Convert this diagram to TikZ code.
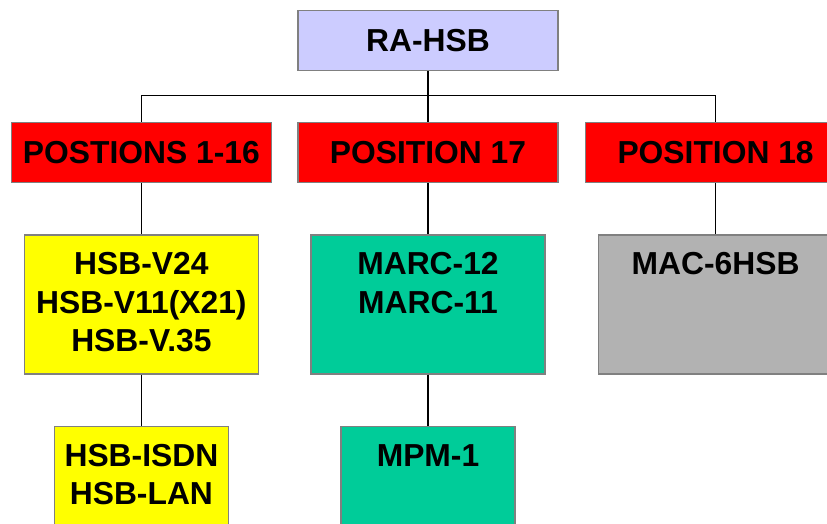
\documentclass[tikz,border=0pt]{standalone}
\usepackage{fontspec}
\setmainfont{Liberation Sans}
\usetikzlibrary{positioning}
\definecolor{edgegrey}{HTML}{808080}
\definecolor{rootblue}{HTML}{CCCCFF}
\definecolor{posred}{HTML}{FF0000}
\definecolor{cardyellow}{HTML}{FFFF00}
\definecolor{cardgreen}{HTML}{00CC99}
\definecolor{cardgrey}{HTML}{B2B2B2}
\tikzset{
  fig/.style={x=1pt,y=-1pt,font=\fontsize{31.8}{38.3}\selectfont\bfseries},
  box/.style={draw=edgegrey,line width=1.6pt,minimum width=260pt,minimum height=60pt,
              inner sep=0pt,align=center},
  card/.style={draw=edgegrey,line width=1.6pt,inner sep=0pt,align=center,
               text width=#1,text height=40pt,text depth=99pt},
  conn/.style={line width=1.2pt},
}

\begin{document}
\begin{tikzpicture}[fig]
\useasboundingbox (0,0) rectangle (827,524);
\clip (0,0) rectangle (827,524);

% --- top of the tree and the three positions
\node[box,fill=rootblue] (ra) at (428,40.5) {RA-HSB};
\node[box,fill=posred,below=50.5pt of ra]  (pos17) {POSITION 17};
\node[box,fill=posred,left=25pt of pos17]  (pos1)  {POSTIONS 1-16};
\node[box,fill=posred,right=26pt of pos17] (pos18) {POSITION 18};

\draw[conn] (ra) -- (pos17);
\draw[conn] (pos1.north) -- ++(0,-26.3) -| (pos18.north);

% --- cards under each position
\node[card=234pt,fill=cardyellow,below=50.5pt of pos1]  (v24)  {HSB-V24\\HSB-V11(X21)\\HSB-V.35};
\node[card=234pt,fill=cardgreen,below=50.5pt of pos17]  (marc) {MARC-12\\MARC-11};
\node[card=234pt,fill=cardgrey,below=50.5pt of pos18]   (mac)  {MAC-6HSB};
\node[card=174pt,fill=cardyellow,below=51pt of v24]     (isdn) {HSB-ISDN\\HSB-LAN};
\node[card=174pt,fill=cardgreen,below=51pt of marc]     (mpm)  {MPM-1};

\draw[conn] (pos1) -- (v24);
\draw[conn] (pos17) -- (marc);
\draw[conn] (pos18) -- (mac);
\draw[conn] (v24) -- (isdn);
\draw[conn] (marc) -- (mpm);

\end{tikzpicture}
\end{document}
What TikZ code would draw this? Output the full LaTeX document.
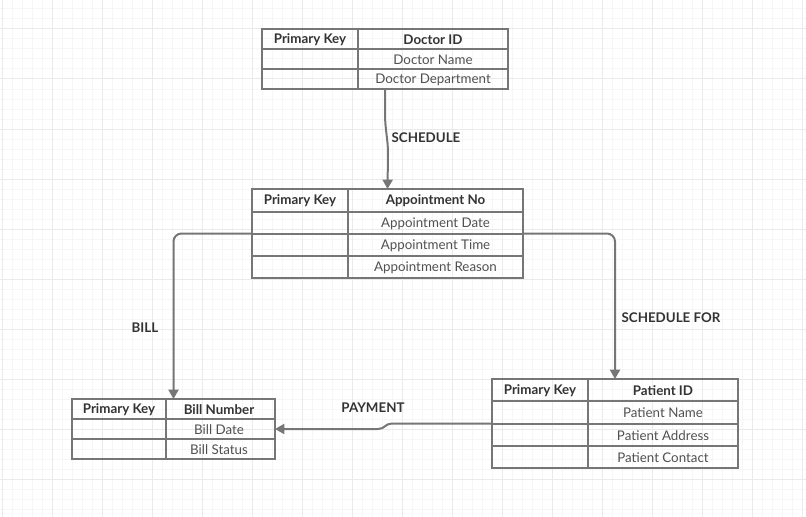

******

Task goal:
Tally how many lines of the material contain the word "code". The answer must be the number and nothing else.

Response:
2